Studenci oraz pracownicy działów wsparcia studenckiego w Leuven rozwiesili czarne flagi w geście sprzeciwu wobec planów rządu Flandrii. Od przyszłego roku akademickiego władze regionalne zamierzają zmniejszyć o 34 mln euro budżet przeznaczony na stypendia dla studentów znajdujących się w trudnej sytuacji materialnej. Protesty odzwierciedlają narastające obawy o skutki oszczędności dla najbardziej wrażliwych grup akademickiej społeczności.
Brak konsultacji budzi sprzeciw
Pracownicy służb wsparcia studenckiego krytykują sposób przygotowania zmian. Jak podkreślają, na co dzień pracują ze studentami zmagającymi się z problemami finansowymi i wspólnie szukają rozwiązań pozwalających im kontynuować naukę. Ich zdaniem szczególnie frustrujące jest to, że decyzja o cięciach została podjęta bez konsultacji ze środowiskiem akademickim i organizacjami studenckimi.
Krytycy wskazują, że pominięcie głosu osób mających bezpośredni kontakt z beneficjentami systemu stypendialnego rodzi wątpliwości co do realnej oceny skutków planowanych zmian przez decydentów.
Drastyczne konsekwencje dla beneficjentów
Martine Colpaert ze Stuvo, instytucji odpowiadającej za wsparcie studenckie dla Katholieke Universiteit Leuven, UCLL oraz LUCA School of Arts, zwraca uwagę na bezpośrednie konsekwencje finansowe.
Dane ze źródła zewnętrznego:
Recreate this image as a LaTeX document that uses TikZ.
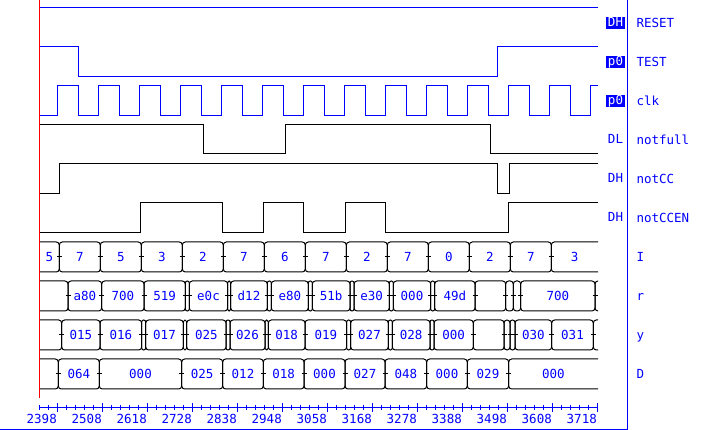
\documentclass[tikz,border=0pt]{standalone}
\usepackage{fontspec}
\setmonofont{DejaVu Sans Mono}
\newcommand{\monofnt}{\ttfamily\fontsize{12.5}{14}\selectfont}
% one bus row: #1 name, #2 top edge, #3 list of start/end/value
\newcommand{\busrow}[3]{%
  \foreach \xa/\xb/\val [count=\n] in {#3} {
    \pgfmathsetmacro{\bxa}{\xa<40 ? \xa-10 : \xa}
    \pgfmathsetmacro{\bxb}{\xb>597 ? \xb+10 : \xb}
    \pgfmathsetmacro{\rr}{min(3,(\bxb-\bxa)/2)}
    \pgfmathsetmacro{\tw}{\xa<40 ? 0 : 2.5}
    \draw[rounded corners=\rr pt] (\bxa,#2) rectangle (\bxb,#2+30);
    \draw (\xa-\tw,#2+15) -- (\xa+\tw,#2+15);
    \node[busval] (#1-\n) at ({(max(\xa,39.5)+min(\xb,598))/2},#2+15) {\val};
  }}
\begin{document}
\begin{tikzpicture}[x=1pt, y=-1pt, line width=1pt,
    busval/.style={text=blue, font=\monofnt, inner sep=0pt, text height=8.9pt, text depth=0pt},
    sname/.style={text=blue, font=\monofnt, anchor=base west, inner sep=0pt},
    flagtag/.style={text=blue, font=\monofnt, inner sep=0pt, minimum width=19pt, minimum height=12pt, text height=8.9pt, text depth=2pt},
    hitag/.style={flagtag, fill=blue, text=white},
    ticklab/.style={text=blue, font=\monofnt, anchor=base east, inner sep=0pt}]
  \useasboundingbox (0,0) rectangle (718,430);

  % signal names and flags
  \foreach \nm [count=\k from 0] in {RESET,TEST,clk,notfull,notCC,notCCEN,I,r,y,D}
    \node[sname] (name-\nm) at (636,27.3+39*\k) {\nm};
  \foreach \tg/\st [count=\k from 0] in {DH/hitag,p0/hitag,p0/hitag,DL/flagtag,DH/flagtag,DH/flagtag}
    \node[\st] (flag-\k) at (615.5,23.3+39*\k) {\tg};

  % single bit signals
  \draw[blue] (39.5,8) -- (598,8);
  \draw[blue] (39.5,47) -| (78.3,77) -| (497.3,47) -- (598,47);
  \draw[blue] (39.5,116) \foreach \k in {0,...,12} { -| (57.3+41*\k,86) -| (78.3+41*\k,116) } -| (590.3,86) -- (598,86);
  \draw (39.5,125) -| (203.3,154) -| (285,125) -| (490,154) -- (598,154);
  \draw (39.5,194) -| (59.3,164) -| (497.7,194) -| (509.3,164) -- (598,164);
  \draw (39.5,233) -| (140.7,203) -| (222.3,233) -| (263.3,203) -| (303.3,233) -| (345,203)
    -| (385.3,233) -| (508.7,203) -- (598,203);

  % buses
  \begin{scope}
    \clip (39.5,235) rectangle (598,395);
    \busrow{I}{242}{39.5/59.3/5, 59.3/100.3/7, 100.3/141.3/5, 141.3/182.3/3, 182.3/223.3/2,
      223.3/264.3/7, 264.3/305.3/6, 305.3/346.3/7, 346.3/387.3/2, 387.3/428.3/7,
      428.3/469.3/0, 469.3/510.3/2, 510.3/551.3/7, 551.3/598/3}
    \busrow{r}{281}{39.5/68/{}, 68/101.7/a80, 101.7/144/700, 144/185.3/519, 185.3/189.3/{},
      189.3/227.7/e0c, 227.7/230.7/{}, 230.7/267.3/d12, 267.3/271.3/{}, 271.3/308.3/e80,
      308.3/312.3/{}, 312.3/350/51b, 350/354/{}, 354/389.3/e30, 389.3/393.3/{},
      393.3/430.7/000, 430.7/434.7/{}, 434.7/475/49d, 475/505.7/{}, 505.7/513.3/{},
      513.3/520.7/{}, 520.7/595/700, 595/598/{}}
    \busrow{y}{320}{39.5/61.7/{}, 61.7/100/015, 100/141.7/016, 141.7/145.7/{}, 145.7/183.3/017,
      183.3/186.7/{}, 186.7/226/025, 226/230/{}, 230/265/026, 265/268.3/{}, 268.3/305/018,
      305/346.7/019, 346.7/350.7/{}, 350.7/388.3/027, 388.3/392.3/{}, 392.3/430/028,
      430/434/{}, 434/473.3/000, 473.3/504/{}, 504/510/{}, 510/515/{}, 515/551.7/030,
      551.7/593.3/031, 593.3/598/{}}
    \busrow{D}{359}{39.5/58.3/{}, 58.3/99.3/064, 99.3/181.7/000, 181.7/222.7/025, 222.7/263.3/012,
      263.3/304/018, 304/345/000, 345/385/027, 385/426.7/048, 426.7/467.3/000,
      467.3/508.7/029, 508.7/598/000}
  \end{scope}

  % time axis
  \draw[blue] (39.3,407.7) -- (597.3,407.7);
  \foreach \k in {0,...,62} {
    \pgfmathsetmacro{\tl}{mod(\k,5)==2 ? 4.5 : 2.7}
    \draw[blue] (39.3+9*\k,407.7-\tl) -- (39.3+9*\k,407.7+\tl);
  }
  \foreach \m in {0,...,12} {
    \pgfmathtruncatemacro{\tv}{2398+110*\m}
    \node[ticklab] (tick-\m) at (57.3+45*\m,424) {\tv};
  }

  % frame and cursor
  \draw[blue] (627,0) -- (627,429.5) -- (0,429.5);
  \draw[red] (39.5,0) -- (39.5,398);
\end{tikzpicture}
\end{document}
Jej zdaniem studenci, którzy dziś otrzymują około 5 000 euro rocznie, po wejściu w życie nowych przepisów mogą zostać całkowicie pozbawieni wsparcia.
Dla wielu z nich jest to kwota decydująca o możliwości kontynuowania studiów. Choć czesne w Belgii pozostaje relatywnie niskie, koszty zakwaterowania, transportu, materiałów dydaktycznych i utrzymania stanowią poważne obciążenie dla osób z rodzin o niskich dochodach.
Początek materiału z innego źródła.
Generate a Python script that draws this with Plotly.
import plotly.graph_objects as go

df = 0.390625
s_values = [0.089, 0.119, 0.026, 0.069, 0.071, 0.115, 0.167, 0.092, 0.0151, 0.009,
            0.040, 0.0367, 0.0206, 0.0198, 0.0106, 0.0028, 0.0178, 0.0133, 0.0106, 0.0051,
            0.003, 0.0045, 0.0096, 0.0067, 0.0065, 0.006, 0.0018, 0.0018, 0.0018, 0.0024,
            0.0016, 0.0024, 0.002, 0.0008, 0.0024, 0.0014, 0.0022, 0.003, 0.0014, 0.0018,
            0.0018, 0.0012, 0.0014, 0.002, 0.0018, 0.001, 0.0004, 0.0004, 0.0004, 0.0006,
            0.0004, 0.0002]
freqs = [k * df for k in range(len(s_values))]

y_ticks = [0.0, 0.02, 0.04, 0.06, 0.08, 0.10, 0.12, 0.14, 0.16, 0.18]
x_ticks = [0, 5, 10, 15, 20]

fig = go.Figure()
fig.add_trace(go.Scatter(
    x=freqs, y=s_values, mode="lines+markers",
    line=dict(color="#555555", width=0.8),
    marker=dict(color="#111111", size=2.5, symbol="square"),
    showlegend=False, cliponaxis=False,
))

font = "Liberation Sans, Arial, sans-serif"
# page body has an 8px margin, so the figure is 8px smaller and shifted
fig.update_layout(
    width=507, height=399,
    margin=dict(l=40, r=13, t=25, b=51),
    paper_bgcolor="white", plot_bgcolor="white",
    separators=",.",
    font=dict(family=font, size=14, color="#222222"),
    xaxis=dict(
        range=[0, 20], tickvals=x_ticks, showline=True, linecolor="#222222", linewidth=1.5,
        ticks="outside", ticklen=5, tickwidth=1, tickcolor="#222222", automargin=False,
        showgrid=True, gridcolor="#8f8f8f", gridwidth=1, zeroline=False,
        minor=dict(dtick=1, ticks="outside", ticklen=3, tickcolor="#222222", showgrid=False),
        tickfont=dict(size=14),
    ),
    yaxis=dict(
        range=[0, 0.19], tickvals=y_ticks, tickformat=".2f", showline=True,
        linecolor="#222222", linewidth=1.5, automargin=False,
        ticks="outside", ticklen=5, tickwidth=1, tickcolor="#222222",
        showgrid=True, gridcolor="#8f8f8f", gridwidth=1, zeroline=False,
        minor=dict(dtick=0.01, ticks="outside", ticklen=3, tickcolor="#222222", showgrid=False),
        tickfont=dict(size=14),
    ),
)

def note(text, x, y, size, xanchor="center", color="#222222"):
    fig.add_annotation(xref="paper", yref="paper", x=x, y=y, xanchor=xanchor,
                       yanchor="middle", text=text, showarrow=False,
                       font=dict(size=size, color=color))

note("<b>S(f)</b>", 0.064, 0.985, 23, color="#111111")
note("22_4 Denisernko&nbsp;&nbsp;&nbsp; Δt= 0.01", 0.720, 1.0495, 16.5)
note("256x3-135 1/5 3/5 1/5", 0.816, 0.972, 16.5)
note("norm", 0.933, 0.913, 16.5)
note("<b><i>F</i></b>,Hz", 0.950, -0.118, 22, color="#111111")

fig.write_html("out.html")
Problematyczny wymóg punktów ECTS
Projekt reformy przewiduje także obowiązek zaliczenia co najmniej 54 punktów ECTS w roku akademickim jako warunek otrzymania stypendium. Zdaniem krytyków to kryterium jest nierealistyczne dla studentów, którzy – ze względu na sytuację finansową lub rodzinną – muszą łączyć naukę z pracą zarobkową.
Standardowy program studiów obejmuje 60 punktów ECTS, co już samo w sobie wymaga pełnego zaangażowania. W praktyce nowe wymogi mogą wykluczyć ze wsparcia właśnie tych studentów, którzy najbardziej go potrzebują, ponieważ konieczność pracy ogranicza ich możliwości zaliczeniowe.
Limit wieku dyskryminuje dojrzałych studentów
Kontrowersje budzi również planowane wprowadzenie górnej granicy wieku – 30 lat – dla osób ubiegających się o stypendium. Pracownicy służb studenckich podkreślają, że takie rozwiązanie ignoruje sytuację osób, które z powodów ekonomicznych, rodzinnych lub zdrowotnych przerwały edukację i decydują się na jej podjęcie w późniejszym wieku.
Zdaniem krytyków ograniczenie to stoi w sprzeczności z ideą uczenia się przez całe życie i polityką zwiększania dostępności szkolnictwa wyższego dla różnych grup społecznych.
Szerszy kontekst reform edukacyjnych
Cięcia w systemie stypendialnym są elementem szerszego pakietu oszczędności wprowadzanych przez rząd Flandrii w celu stabilizacji finansów publicznych. Władze regionalne argumentują, że obecny model wymaga korekt, aby zapewnić jego długoterminową trwałość.
Środowisko akademickie ostrzega jednak przed długofalowymi skutkami społecznymi. Ograniczenie dostępu do wsparcia finansowego może pogłębić nierówności i utrudnić awans edukacyjny osobom z mniej uprzywilejowanych środowisk. Czarne flagi rozwieszone w Leuven stały się symbolem sprzeciwu wobec zmian, które – zdaniem protestujących – podważają zasadę równego dostępu do edukacji.